Beamtenbund, die sich durchaus positiv über das Konzept geäußert haben. Das wird Ihnen zwar nicht unbedingt gefallen, aber das ist so. Wir werden hier konstruktiv mit Mitarbeitern zusammengehen und es wird eben keine sozial unausgewogenen oder nach Möglichkeit nicht im Benehmen mit den Betroffenen entschiedenen Personalmaßnahmen geben.

Meine Damen und Herren, wir haben neben dem Strukturkonzept vor, den Zugang zu den Behörden weiter zu verbessern; im Bereich der Prozessoptimierung durch den Zugang zu Behörden auf dem EDV-Weg – Stichworte sind etwa das Amt 24 oder die einheitliche Behördenrufnummer D 115. Wir wollen, dass der Gang zur Behörde nach Möglichkeit für die Bürger nicht mehr erforderlich sein wird.
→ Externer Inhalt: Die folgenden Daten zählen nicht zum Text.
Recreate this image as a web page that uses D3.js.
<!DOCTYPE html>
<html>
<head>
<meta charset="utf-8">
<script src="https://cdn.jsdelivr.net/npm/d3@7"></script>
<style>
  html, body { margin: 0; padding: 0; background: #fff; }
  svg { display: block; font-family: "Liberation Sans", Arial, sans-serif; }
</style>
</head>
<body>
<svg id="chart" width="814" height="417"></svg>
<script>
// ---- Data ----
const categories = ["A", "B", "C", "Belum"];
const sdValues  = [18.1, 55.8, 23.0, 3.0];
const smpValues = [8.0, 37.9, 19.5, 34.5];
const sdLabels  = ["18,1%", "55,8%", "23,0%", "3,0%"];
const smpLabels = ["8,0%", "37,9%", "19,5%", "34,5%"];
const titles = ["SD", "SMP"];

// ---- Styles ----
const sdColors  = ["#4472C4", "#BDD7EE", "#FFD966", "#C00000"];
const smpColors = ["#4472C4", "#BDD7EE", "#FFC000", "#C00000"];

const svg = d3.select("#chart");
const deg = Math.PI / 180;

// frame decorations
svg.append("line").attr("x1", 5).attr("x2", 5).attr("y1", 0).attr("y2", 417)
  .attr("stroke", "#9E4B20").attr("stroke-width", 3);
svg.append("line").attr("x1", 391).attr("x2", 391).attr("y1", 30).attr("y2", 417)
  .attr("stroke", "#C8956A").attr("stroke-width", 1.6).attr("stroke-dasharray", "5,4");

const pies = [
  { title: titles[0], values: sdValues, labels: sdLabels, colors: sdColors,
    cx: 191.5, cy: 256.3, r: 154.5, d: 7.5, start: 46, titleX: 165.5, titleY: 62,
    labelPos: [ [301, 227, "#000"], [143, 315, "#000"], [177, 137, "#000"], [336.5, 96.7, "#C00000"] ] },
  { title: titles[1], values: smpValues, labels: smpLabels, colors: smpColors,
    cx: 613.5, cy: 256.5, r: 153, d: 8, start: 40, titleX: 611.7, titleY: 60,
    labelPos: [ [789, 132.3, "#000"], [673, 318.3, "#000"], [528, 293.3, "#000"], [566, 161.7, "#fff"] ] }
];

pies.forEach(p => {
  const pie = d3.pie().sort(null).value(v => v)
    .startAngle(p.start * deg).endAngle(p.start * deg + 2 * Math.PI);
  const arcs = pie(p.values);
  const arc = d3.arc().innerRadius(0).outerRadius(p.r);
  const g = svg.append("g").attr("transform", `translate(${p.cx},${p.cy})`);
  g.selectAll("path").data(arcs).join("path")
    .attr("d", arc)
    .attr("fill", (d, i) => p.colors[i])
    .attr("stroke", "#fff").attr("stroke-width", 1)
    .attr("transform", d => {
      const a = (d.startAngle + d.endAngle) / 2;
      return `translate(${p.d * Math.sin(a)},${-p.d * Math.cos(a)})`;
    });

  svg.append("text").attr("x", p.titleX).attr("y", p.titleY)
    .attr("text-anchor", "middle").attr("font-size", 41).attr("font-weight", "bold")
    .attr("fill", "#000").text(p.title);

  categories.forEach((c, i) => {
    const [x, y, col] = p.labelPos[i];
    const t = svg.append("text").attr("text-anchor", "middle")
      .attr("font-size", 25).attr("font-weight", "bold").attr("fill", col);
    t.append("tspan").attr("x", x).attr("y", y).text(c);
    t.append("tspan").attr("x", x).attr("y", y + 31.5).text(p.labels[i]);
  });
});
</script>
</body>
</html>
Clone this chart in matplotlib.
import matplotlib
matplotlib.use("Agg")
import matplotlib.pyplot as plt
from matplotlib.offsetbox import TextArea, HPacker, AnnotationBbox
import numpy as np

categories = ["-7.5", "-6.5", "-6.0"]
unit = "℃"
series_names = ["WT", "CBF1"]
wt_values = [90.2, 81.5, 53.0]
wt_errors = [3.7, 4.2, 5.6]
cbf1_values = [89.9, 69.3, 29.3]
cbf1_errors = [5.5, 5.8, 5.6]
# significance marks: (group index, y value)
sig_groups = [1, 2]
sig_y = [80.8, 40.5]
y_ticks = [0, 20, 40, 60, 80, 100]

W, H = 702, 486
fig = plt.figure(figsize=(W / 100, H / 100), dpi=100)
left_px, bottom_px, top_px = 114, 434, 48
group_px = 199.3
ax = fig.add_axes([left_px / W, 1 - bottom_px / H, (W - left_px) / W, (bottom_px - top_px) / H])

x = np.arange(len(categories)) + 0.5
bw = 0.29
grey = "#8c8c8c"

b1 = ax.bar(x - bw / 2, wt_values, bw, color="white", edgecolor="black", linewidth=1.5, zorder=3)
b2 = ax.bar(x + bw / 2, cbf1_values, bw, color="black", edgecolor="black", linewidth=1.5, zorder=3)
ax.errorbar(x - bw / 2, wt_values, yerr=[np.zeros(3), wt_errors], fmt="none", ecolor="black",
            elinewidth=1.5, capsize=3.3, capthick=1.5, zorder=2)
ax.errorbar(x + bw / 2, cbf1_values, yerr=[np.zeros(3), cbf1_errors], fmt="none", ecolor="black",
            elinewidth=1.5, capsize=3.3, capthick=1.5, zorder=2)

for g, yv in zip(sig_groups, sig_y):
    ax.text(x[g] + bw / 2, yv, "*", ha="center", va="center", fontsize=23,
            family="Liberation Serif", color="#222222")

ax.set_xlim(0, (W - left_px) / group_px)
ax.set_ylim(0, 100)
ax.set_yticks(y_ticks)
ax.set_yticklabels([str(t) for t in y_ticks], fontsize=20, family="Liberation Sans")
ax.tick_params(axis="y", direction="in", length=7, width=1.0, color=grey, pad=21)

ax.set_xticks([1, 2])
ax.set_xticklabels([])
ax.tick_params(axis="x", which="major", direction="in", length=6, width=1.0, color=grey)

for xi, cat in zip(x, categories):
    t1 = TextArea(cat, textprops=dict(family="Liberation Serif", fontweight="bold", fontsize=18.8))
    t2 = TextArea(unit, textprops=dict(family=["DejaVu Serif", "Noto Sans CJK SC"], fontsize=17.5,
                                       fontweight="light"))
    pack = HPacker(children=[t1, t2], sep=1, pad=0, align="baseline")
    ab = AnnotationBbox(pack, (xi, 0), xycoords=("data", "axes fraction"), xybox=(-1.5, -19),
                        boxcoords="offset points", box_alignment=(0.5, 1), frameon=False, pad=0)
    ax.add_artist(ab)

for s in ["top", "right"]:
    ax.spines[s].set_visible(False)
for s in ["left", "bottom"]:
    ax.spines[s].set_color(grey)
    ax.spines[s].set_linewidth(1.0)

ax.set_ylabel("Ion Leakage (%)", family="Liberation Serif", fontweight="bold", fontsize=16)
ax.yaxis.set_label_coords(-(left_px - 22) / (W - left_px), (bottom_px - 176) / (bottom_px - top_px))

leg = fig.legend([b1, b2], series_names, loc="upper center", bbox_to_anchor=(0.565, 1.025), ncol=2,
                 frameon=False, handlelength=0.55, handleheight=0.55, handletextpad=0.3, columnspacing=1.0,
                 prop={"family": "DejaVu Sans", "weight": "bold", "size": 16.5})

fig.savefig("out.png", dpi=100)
Auch das gehört zum Bereich der Staatsmodernisierung – auch wenn es ein anderer Teil ist als das hier zur Diskussion stehende Standortkonzept.

Meine Damen und Herren, natürlich gibt es das alles nicht umsonst; das ist gesagt worden: 300 Millionen Euro Kosten. Aber mit dieser Standortkonzeption und anderen Maßnahmen wird es möglich sein, nach 2020 1 Milliarde Euro weniger Kosten zu haben.

(Ministerpräsident Stanislaw Tillich: Jährlich!)

Jährlich. Das macht Investitionen möglich, das macht den Freistaat Sachsen handlungsfähig, und das lässt ihm die Chance, dass er im Jahr 2020 auf einem der vorderen Plätze im Ranking der Bundesländer steht.

Das ist keine Utopie, das ist keine Anmaßung, sondern es ist eine realistische Vorstellung, wenn wir uns den Mühen unterziehen, wenn wir uns die Anstrengungen machen, denen sich die Staatsregierung stellt. Ich bitte darum, dass das Parlament insgesamt, aber auch die Opposition sich dieser Aufgabe stellt und dementsprechend konstruktiv mit ihren Vorschlägen dazu beiträgt.

Vielen Dank.

(Beifall bei der FDP, der CDU und der Staatsregierung)

Für die Staatsregierung sprach Herr Staatsminister Martens. – Ich blicke in die Runde – und sehe keine Wortmeldungen mehr in dieser 1. Aktuellen Debatte.